Obviously I'm witting this article inside a plane, surrounded by people that feel their lives are on hold when offline. The feeling is so ridiculously spread across all levels of society that each citizen is now a source of data. Citizens make up organizations, buy products from companies and use services from businesses. If citizens change the way they interact with the world, you shouldn't expect the businesses to expect less from their Business Intelligence systems, so get your act together and start acting on these three vectors.
This is where IT personel is to blame for the lack of agility. Technology departments have the responsibility of adopting the latest innovations advances in the benefits of businesses.
The slow pace in adopting the open source technologies is not tolerated anymore by a bleeding market in need of new solutions.
Let's go deeper now.
Hadoop as an one stop shop for low density data
Obviously Hadoop handles all sorts of data, but it lacks in sophisticated metadata management. Not a limitation that will prevail but one that exists today and it's not likely to change inside Apache Hadoop for the near future. But if you're talking about low density data, then Hadoop becomes an almost mandatory element under the covers of any BI system. Examples:
- Machine generated data
- Self describing data in XML, JSon or similar formats in which web servers and other applications dump their logs into
- Auto indexed information: the consume-it-as-it-comes data streamed from sensors, or any source that generated data that needs to be acquired sequentially.
The potential innovations this can bring falls in the remit of More and New Data.
Hadoop as a persistency store, enhancing your BI timeline
Big is always a relative adjective in information management. Actually when systems administrators get caught in high volumes it's seldom due to a capacity problem. When you remove that limitation, or push it forward to the arena of gigantism, new possibilities rise. Persistency and timeline are the main advantages.
Examples of what Persistency can bring to BI:
- Travel in time. Not only to the past by enabling a bigger timeline but also to the future by using predictive technology
- Usefulness of the actual solution. Example: some video surveillance systems only record a very limited amount of information and they do it to offline recording systems. If the speed at which this information is accessed increases proportionally with the amount of data retained then the actual solution can serve its initial purpose.

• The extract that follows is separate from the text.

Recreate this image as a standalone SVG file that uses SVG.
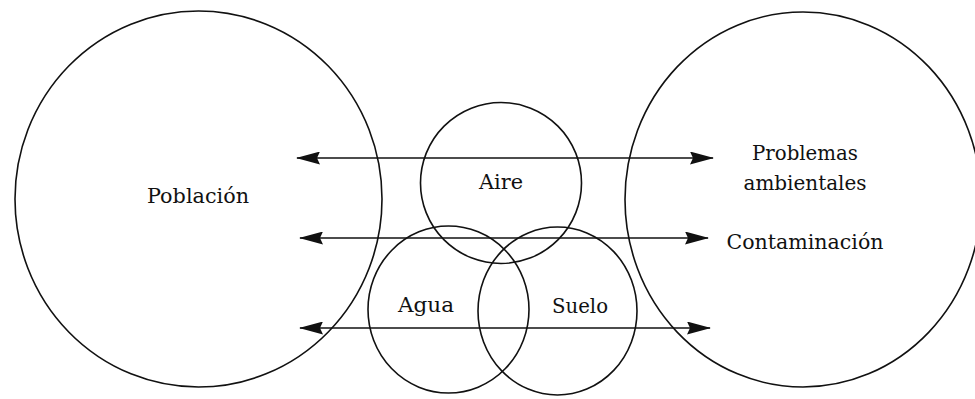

- Decrease costs dramatically in cases where the Information Life Cycle Management (ILM) requirements from business are not realistic in terms of return of investment. Example: Call Detail Records (CDRs) in the comms industry are an ever growing source of headaches for Network Operations teams but also at the Business Support Systems (BSS) level. Keeping more historical CDRs online splitting them between HDFS and relational databases may unlock a whole new set of possibilities and potentially transform a major problem into a new suite of business solutions.
Hadoop, NoSQL and Open Source as the sole source for BI
This is a nightmare for some companies and the wet dream of others. Companies like Platfora, 10gen, Karmasphere and Datameer are aligning the VC dollars in that direction. On the other hand giants of the IT industry simply don't want to lose the chance of be represented in this market, carefully investing in a way that defends the installed base not cannibalising propriety technology, while protecting customers investment plans in their current BI systems.
This might be the right approach for low budget green field projects, but bear in mind that some gold rush addicts will bring this approach to the table all the time, with the excuse that it's time to create the Microsofts, Oracles, and EMCs of the future.
The main driver for this approach will be cost. But we all know what happens when solutions are only cost driven.